Cutter
A cutter or cut fastball breaks to the glove-side of the pitcher, opposite of a two-seam fastball. A cutter is thrown with the same arm action and arm speed as a two-seam and four-seam fastball but held differently. Cutters are a few MPH slower than four-seam fastballs but can be controlled fairly easily.
This is a good spot to talk about arm mechanics while pitching. (This could be the subject of another article entirely.) Pronation is when your arm rotates so that your palm faces out, while supination is when your arm rotates so that your palm is facing in. Pronation makes the ball move arm-side and is mainly used in two-seam fastballs and circle change-ups. Supination is used to create glove-side movement with cutters, sliders, and curveballs. How far open the pitcher supinates his arm when releasing the ball determines 1. Velocity and 2. Break. Less supination gives you more velocity and less break, while more supination decreases velocity and increases break. Now, back to the cutter.
The cutter is the highest velocity pitch that still has some glove-side movement. This means that the ball is released with very little supination in the arm position. If a four-seam fastball is thrown with zero degrees of supination in the wrist, and a curveball is thrown with 90 degrees of supination in the wrist (palm of your hand facing in, top of your hand facing out), a cutter is thrown with only about 20 degrees of supination. A slider, for comparison, is halfway between a fastball and curveball and thrown with about 45 degrees of supination.
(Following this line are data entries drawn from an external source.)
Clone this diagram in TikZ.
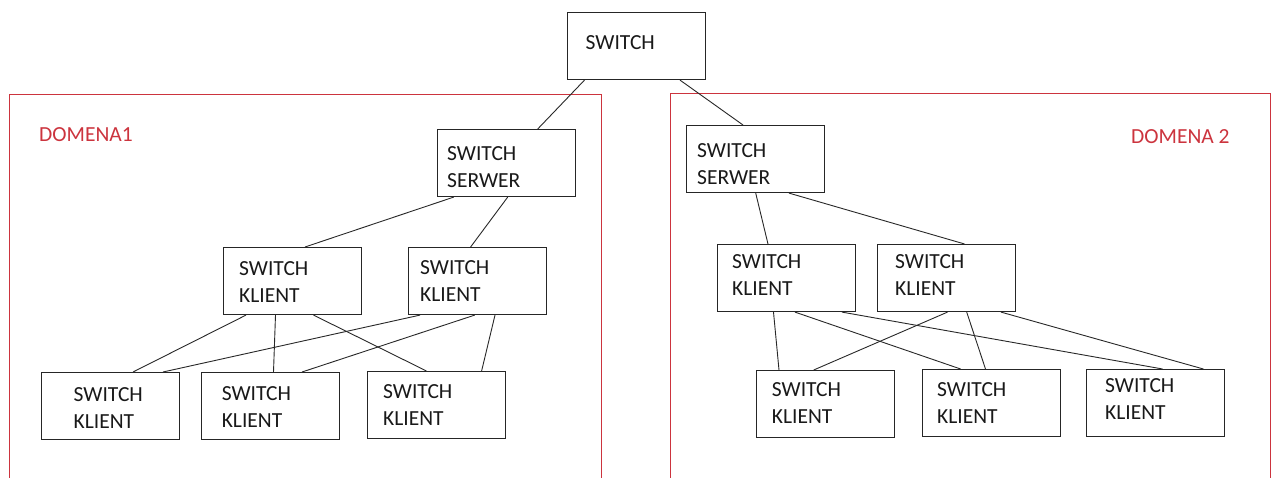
\documentclass[tikz,border=0pt]{standalone}
\usepackage{fontspec}
\setmainfont{Carlito}
\usetikzlibrary{calc}
\definecolor{domainred}{RGB}{204,52,62}
\definecolor{linkgray}{RGB}{40,40,40}
\begin{document}
\begin{tikzpicture}[x=1pt, y=-1pt,
  switchbox/.style={draw=black!85, line width=1.1pt, minimum width=138pt,
    minimum height=67pt, inner sep=0pt, anchor=north west},
  swtext/.style={anchor=west, inner sep=0pt, align=left,
    font=\fontsize{21.5}{27}\selectfont, text=black!90},
  domtext/.style={anchor=west, inner sep=0pt,
    font=\fontsize{21.5}{27}\selectfont, text=domainred},
  link/.style={line width=0.9pt, draw=linkgray},
  domframe/.style={draw=domainred, line width=0.9pt}]

\fill[white] (0,0) rectangle (1272,477);
\useasboundingbox (0,0) rectangle (1272,477);
\clip (0,0) rectangle (1272,477);

% domain frames (open towards the bottom edge)
\draw[domframe] (9,94) rectangle (601,500);
\draw[domframe] (670,93) rectangle (1270,500);
\node[domtext] (dom1) at (39,134.7) {DOMENA1};
\node[domtext] (dom2) at (1131,137) {DOMENA 2};

% switches
\node[switchbox] (top) at (566.5,12) {};
\node[switchbox] (s1)  at (436.7,129) {};
\node[switchbox] (s2)  at (686,125) {};
\node[switchbox] (k1a) at (223,247) {};
\node[switchbox] (k1b) at (408,247) {};
\node[switchbox] (b1a) at (41,372) {};
\node[switchbox] (b1b) at (201,372) {};
\node[switchbox] (b1c) at (367,371) {};
\node[switchbox] (k2a) at (716.5,244) {};
\node[switchbox] (k2b) at (877,244) {};
\node[switchbox] (b2a) at (755.7,370) {};
\node[switchbox] (b2b) at (922,369) {};
\node[switchbox] (b2c) at (1086,369) {};

% switch captions
\node[swtext] (top-t) at ([shift={(19,-3)}]top.west) {SWITCH};
\node[swtext] (s1-t)  at ([shift={(10.3,3.8)}]s1.west) {SWITCH\\SERWER};
\node[swtext] (s2-t)  at ([shift={(11,4.7)}]s2.west) {SWITCH\\SERWER};
\node[swtext] (k1a-t) at ([shift={(16,1.2)}]k1a.west) {SWITCH\\KLIENT};
\node[swtext] (k1b-t) at ([shift={(12,0.2)}]k1b.west) {SWITCH\\KLIENT};
\node[swtext] (b1a-t) at ([shift={(32.5,1.7)}]b1a.west) {SWITCH\\KLIENT};
\node[swtext] (b1b-t) at ([shift={(20.6,1.2)}]b1b.west) {SWITCH\\KLIENT};
\node[swtext] (b1c-t) at ([shift={(16,0.3)}]b1c.west) {SWITCH\\KLIENT};
\node[swtext] (k2a-t) at ([shift={(15.5,-3.5)}]k2a.west) {SWITCH\\KLIENT};
\node[swtext] (k2b-t) at ([shift={(18,-3.5)}]k2b.west) {SWITCH\\KLIENT};
\node[swtext] (b2a-t) at ([shift={(16,-0.7)}]b2a.west) {SWITCH\\KLIENT};
\node[swtext] (b2b-t) at ([shift={(15,0.3)}]b2b.west) {SWITCH\\KLIENT};
\node[swtext] (b2c-t) at ([shift={(19,-3.7)}]b2c.west) {SWITCH\\KLIENT};

% uplinks to the core switch
\draw[link] ([xshift=18pt]top.south west) -- ([xshift=101pt]s1.north west);
\draw[link] ([xshift=113.5pt]top.south west) -- ([xshift=57pt]s2.north west);

% domain 1
\draw[link] ([xshift=17pt]s1.south west) -- ([xshift=82pt]k1a.north west);
\draw[link] ([xshift=71pt]s1.south west) -- ([xshift=62.6pt]k1b.north west);
\draw[link] ([xshift=23pt]k1a.south west) -- ([xshift=92pt]b1a.north west);
\draw[link] ([xshift=52.5pt]k1a.south west) -- ([xshift=72.5pt]b1b.north west);
\draw[link] ([xshift=90.5pt]k1a.south west) -- ([xshift=59.5pt]b1c.north west);
\draw[link] ([xshift=12pt]k1b.south west) -- ([xshift=122pt]b1a.north west);
\draw[link] ([xshift=66.7pt]k1b.south west) -- ([xshift=101pt]b1b.north west);
\draw[link] ([xshift=87pt]k1b.south west) -- ([xshift=114.6pt]b1c.north west);

% domain 2
\draw[link] ([xshift=69.7pt]s2.south west) -- ([xshift=51.5pt]k2a.north west);
\draw[link] ([xshift=103pt]s2.south west) -- ([xshift=87.6pt]k2b.north west);
\draw[link] ([xshift=57pt]k2a.south west) -- ([xshift=23.3pt]b2a.north west);
\draw[link] ([xshift=78.5pt]k2a.south west) -- ([xshift=38.6pt]b2b.north west);
\draw[link] ([xshift=125.5pt]k2a.south west) -- ([xshift=76.6pt]b2c.north west);
\draw[link] ([xshift=70.5pt]k2b.south west) -- ([xshift=58pt]b2a.north west);
\draw[link] ([xshift=89.7pt]k2b.south west) -- ([xshift=63.5pt]b2b.north west);
\draw[link] ([xshift=124pt]k2b.south west) -- ([xshift=117.4pt]b2c.north west);
\end{tikzpicture}
\end{document}
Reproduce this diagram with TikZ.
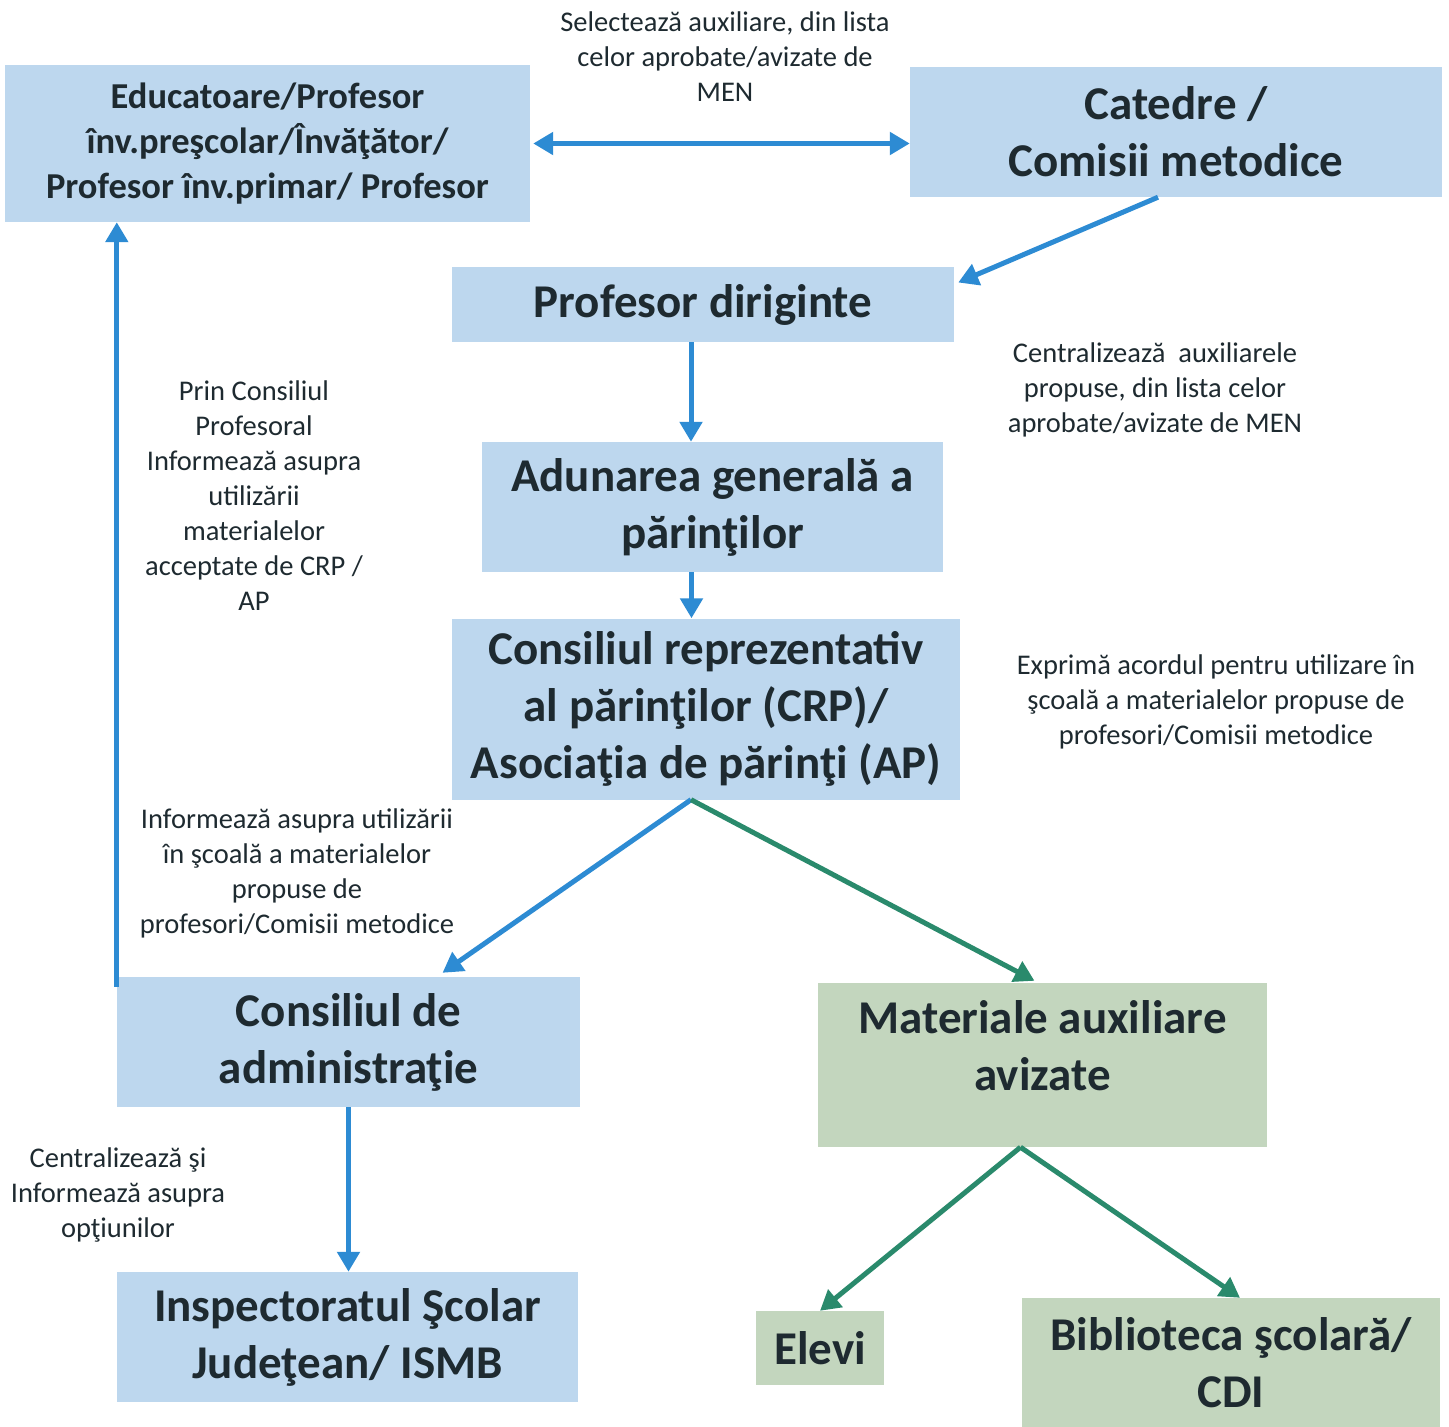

A cutter is more of a fastball than a breaking ball, so it is thrown with less wrist supination. (Did I lose anybody yet?)
The cutter is gripped with your two fingers tight together with your middle finger along the inside seam of the large horseshoe. If you want more velocity, you put your fingers next to the skinny portion of the seams. If you want more break, you use the fat portion of the seams. As the ball comes forward during your pitch, you don’t “spin it” like most kids are taught to throw a curveball. Instead, you throw it with a fastball motion but with a slightly open or supinated arm position. This allows the ball to naturally spin off of your middle finger as it leaves your hand, creating slight glove-side movement while maintaining high velocity.
Cutters are especially effective against opposite-handed batters when thrown inside. If the batter swings at it and makes contact, they usually miss the sweet spot of the bat and hit it off of the handle, with a good chance of breaking their bat. When they do make contact, an inside cutter creates soft ground balls to the infielders.